Using the records below, copy exactly the part that opens with the line holding "Rebuild this chart" and closes with the line holding "plt.rcParams['font.family'] = ['Liberation", minus the pictures.
* Begin *
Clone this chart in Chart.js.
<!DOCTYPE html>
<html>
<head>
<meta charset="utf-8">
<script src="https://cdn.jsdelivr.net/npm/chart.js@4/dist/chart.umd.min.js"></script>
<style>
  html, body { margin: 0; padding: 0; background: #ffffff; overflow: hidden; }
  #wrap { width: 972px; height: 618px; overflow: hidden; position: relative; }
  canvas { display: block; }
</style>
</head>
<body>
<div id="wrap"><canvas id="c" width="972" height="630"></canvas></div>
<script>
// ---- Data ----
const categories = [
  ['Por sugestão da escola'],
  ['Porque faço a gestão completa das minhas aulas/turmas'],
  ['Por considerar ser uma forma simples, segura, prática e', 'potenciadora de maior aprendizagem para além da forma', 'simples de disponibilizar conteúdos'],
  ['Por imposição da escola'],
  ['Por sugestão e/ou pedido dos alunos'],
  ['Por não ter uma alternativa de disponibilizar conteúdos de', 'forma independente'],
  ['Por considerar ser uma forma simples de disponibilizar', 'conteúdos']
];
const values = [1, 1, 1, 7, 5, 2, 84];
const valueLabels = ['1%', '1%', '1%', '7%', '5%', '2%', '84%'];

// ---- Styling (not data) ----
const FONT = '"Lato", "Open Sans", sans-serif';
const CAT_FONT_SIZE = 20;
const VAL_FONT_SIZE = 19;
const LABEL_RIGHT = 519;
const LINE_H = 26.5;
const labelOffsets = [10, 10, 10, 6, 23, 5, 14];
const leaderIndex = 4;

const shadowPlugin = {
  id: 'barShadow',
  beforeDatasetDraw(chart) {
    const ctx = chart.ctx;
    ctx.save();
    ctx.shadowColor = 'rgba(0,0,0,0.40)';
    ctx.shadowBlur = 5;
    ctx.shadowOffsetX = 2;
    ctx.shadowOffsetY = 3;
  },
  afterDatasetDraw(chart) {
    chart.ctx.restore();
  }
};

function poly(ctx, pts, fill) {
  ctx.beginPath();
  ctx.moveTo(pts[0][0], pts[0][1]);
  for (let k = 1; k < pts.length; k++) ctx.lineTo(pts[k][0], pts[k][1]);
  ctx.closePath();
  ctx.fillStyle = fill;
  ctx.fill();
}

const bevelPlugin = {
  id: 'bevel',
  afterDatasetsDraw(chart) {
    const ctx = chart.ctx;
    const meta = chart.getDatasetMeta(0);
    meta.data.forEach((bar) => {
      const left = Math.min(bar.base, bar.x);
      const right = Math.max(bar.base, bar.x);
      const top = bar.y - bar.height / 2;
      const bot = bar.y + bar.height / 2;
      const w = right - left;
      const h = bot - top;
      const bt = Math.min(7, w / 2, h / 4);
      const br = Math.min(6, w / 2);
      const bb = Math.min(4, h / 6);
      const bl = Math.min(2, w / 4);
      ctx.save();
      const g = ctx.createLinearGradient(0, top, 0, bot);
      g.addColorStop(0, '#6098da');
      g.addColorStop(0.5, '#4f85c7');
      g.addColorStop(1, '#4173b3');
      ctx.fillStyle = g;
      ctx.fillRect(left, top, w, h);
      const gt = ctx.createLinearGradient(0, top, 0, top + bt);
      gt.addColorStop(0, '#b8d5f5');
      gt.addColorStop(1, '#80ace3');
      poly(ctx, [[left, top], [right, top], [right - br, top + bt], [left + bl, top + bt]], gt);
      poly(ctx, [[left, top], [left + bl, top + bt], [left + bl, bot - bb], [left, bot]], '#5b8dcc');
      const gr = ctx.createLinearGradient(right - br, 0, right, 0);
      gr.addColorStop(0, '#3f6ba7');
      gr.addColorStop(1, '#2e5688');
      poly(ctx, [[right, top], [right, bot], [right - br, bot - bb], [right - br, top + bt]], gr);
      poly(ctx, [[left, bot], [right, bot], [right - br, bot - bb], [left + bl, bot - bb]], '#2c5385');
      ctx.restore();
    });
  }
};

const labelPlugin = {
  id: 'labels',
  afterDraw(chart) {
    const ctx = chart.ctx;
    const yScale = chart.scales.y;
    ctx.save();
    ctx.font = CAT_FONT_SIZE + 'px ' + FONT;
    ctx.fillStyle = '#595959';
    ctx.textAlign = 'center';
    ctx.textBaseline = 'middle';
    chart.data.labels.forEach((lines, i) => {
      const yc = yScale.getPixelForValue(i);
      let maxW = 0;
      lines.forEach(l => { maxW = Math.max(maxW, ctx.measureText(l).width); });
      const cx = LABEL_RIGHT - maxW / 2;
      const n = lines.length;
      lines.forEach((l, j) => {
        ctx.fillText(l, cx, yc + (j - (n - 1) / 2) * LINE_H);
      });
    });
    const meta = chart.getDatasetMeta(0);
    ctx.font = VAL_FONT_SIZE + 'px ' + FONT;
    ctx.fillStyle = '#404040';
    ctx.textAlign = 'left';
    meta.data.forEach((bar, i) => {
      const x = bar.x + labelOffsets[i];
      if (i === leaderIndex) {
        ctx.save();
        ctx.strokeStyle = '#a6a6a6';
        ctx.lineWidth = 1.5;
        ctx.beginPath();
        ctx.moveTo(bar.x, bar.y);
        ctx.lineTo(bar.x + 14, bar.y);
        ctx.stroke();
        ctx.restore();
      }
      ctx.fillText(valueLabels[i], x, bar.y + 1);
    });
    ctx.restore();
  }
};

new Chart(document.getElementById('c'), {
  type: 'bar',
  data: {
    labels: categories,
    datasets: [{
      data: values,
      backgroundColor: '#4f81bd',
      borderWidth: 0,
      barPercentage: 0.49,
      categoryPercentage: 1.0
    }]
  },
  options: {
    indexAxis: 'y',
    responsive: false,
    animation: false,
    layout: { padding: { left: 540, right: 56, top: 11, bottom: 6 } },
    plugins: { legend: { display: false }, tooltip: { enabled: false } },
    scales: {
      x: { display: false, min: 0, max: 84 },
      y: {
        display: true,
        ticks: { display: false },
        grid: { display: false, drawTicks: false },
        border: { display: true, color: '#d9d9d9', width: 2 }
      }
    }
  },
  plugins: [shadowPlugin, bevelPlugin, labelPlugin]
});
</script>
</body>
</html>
* End *
* Begin *
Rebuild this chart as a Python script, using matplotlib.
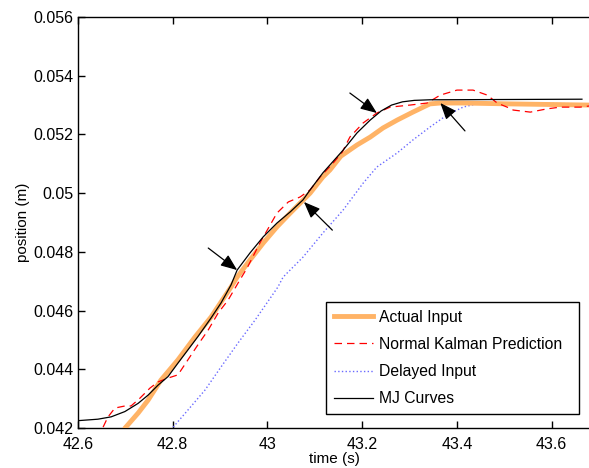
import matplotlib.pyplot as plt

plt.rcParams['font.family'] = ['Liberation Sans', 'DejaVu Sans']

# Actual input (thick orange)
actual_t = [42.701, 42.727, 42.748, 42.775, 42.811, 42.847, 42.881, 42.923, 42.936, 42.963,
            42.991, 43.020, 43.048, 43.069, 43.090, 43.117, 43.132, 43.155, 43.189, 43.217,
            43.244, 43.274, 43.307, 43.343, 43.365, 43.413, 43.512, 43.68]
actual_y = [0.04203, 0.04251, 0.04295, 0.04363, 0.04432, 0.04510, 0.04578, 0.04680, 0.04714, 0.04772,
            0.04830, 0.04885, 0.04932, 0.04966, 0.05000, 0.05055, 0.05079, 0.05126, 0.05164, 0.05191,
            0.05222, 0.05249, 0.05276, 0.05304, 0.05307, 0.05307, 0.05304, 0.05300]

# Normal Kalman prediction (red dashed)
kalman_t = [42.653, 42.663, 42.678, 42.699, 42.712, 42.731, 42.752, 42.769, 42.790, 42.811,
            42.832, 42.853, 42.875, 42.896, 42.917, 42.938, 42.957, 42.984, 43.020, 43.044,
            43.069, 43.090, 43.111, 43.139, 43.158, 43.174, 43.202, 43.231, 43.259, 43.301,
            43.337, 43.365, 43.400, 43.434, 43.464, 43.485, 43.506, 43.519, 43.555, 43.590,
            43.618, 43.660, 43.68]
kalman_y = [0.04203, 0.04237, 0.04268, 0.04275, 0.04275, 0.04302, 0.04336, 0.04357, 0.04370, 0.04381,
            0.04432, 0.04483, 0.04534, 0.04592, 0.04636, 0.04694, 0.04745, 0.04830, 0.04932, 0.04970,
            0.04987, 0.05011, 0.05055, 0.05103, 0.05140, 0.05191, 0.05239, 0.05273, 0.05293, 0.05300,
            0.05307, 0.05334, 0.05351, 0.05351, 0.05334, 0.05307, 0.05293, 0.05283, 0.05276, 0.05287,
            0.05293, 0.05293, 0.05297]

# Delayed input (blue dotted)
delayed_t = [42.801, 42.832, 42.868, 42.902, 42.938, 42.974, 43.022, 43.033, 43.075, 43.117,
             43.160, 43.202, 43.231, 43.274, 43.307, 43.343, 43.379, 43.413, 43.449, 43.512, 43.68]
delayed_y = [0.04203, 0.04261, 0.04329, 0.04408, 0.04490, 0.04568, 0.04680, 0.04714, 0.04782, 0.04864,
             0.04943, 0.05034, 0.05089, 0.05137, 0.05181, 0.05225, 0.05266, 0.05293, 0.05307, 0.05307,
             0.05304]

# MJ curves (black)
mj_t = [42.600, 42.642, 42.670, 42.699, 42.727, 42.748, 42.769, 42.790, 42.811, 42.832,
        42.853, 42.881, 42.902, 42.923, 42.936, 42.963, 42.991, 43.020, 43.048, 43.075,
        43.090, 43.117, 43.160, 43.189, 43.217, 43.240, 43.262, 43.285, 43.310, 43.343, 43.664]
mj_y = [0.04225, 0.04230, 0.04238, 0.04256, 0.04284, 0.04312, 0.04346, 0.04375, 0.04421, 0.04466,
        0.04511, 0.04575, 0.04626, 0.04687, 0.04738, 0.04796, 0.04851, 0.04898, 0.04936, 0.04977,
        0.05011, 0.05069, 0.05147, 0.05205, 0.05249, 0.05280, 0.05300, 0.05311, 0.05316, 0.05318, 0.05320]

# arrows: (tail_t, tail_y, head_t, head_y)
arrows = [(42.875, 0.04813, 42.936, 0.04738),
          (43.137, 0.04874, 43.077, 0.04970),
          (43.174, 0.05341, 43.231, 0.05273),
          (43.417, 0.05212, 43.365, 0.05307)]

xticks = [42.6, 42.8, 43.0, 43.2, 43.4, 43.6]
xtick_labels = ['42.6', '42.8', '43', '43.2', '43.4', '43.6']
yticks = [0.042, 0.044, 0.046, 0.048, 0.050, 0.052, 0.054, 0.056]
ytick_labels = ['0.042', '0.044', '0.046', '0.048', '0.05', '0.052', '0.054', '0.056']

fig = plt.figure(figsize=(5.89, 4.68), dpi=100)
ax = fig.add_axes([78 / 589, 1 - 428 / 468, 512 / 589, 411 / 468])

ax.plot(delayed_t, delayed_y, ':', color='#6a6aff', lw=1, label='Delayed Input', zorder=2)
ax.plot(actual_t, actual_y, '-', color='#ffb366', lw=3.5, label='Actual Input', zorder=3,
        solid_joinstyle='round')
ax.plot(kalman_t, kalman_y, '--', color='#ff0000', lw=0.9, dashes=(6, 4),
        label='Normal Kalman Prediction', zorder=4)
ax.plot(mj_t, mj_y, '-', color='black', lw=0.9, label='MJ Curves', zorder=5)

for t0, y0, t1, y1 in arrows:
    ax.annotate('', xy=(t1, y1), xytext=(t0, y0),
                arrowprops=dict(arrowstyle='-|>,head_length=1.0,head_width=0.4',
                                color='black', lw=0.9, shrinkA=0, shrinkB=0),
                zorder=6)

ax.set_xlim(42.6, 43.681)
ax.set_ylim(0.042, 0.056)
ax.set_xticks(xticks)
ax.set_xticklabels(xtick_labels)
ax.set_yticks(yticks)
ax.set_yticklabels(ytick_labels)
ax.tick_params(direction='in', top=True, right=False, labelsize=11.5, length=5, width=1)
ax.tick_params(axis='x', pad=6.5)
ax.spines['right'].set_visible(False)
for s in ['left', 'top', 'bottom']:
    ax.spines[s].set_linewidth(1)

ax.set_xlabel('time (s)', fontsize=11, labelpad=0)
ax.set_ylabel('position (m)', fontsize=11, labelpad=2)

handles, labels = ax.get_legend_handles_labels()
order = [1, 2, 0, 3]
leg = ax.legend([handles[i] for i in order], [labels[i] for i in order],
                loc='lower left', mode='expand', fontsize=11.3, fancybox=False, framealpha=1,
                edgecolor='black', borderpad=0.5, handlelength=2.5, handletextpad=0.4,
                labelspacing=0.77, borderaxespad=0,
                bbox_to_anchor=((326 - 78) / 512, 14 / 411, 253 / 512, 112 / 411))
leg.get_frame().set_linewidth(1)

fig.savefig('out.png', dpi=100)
* End *
→ Correct result:
Rebuild this chart as a Python script, using matplotlib.
import matplotlib.pyplot as plt

plt.rcParams['font.family'] = ['Liberation Sans', 'DejaVu Sans']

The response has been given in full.